A total separation is needed between CFE and Cenagas to divide the current responsibilities that are almost entirely on the shoulders of the CFE.
NGI: A lot of people in the sector are talking about giving more responsibility to Cenagas. Do you think it is feasible or possible that Cenagas will take possession of CFE’s pipelines?
Pech: I do, yes. Historically, it is not in spirit or vocation of the CFE to be in the business of natural gas transportation. That is not what the company was created to do. Cenagas, by law, is in charge of the national system of natural gas transportation.

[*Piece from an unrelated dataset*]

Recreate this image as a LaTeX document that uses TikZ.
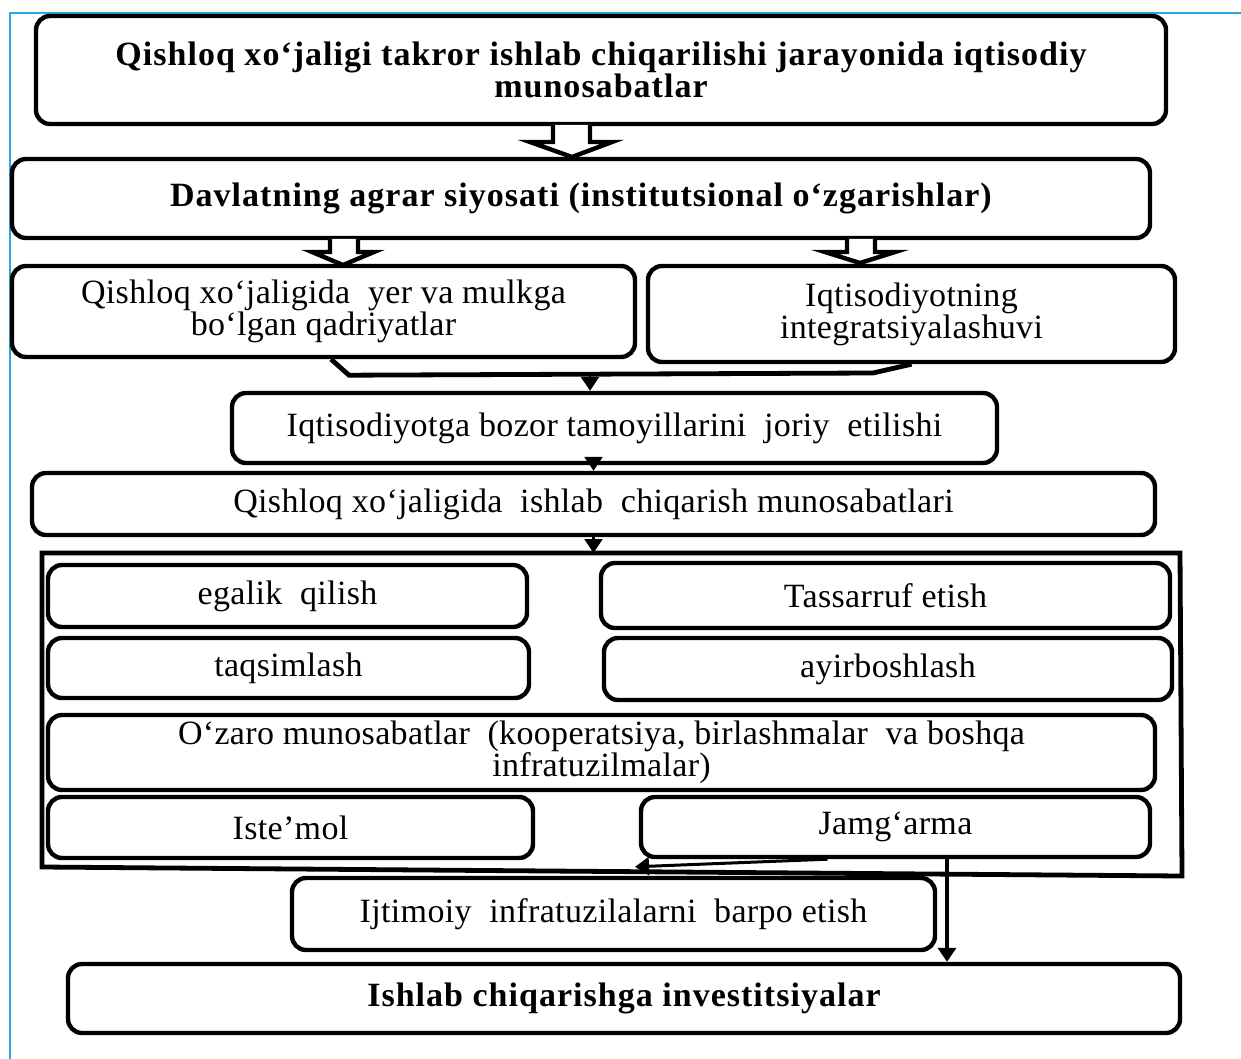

NGI: There have been a lot of changes in the regulatory bodies thus far under the new administration. What impact does it have on the industry to see so many members of these regulatory bodies, such as the CRE, CNH or Cenagas, leave their roles in a short period of time?
Pech: We saw the Commissioner of the regulator CRE leave his post in June, though last month the CRE issued more than 300 permits to companies for things like energy generation.
So, maybe there won’t be as many problems as anticipated. The important thing is that the regulatory bodies and their leadership aren’t chosen solely based on political involvement or interests.
The Energy and Environmental Security Agency, ASEA, is another regulatory agency that is important and mentioned less. It is important that ASEA act as an autonomous agency to properly regulate the industry.
NGI: Do you think, during the next few years, that Mexico will have to continue to increase natural gas imports from the U.S.?
Pech: Yes, definitely. If Mexico doesn’t reactivate exploration activity in unconventional or shale basins, imports will continue to increase. We have some of the most prolific shale oil and gas basins in the world, though if we refuse to produce their contents, dependence on the U.S. for natural gas will just keep growing.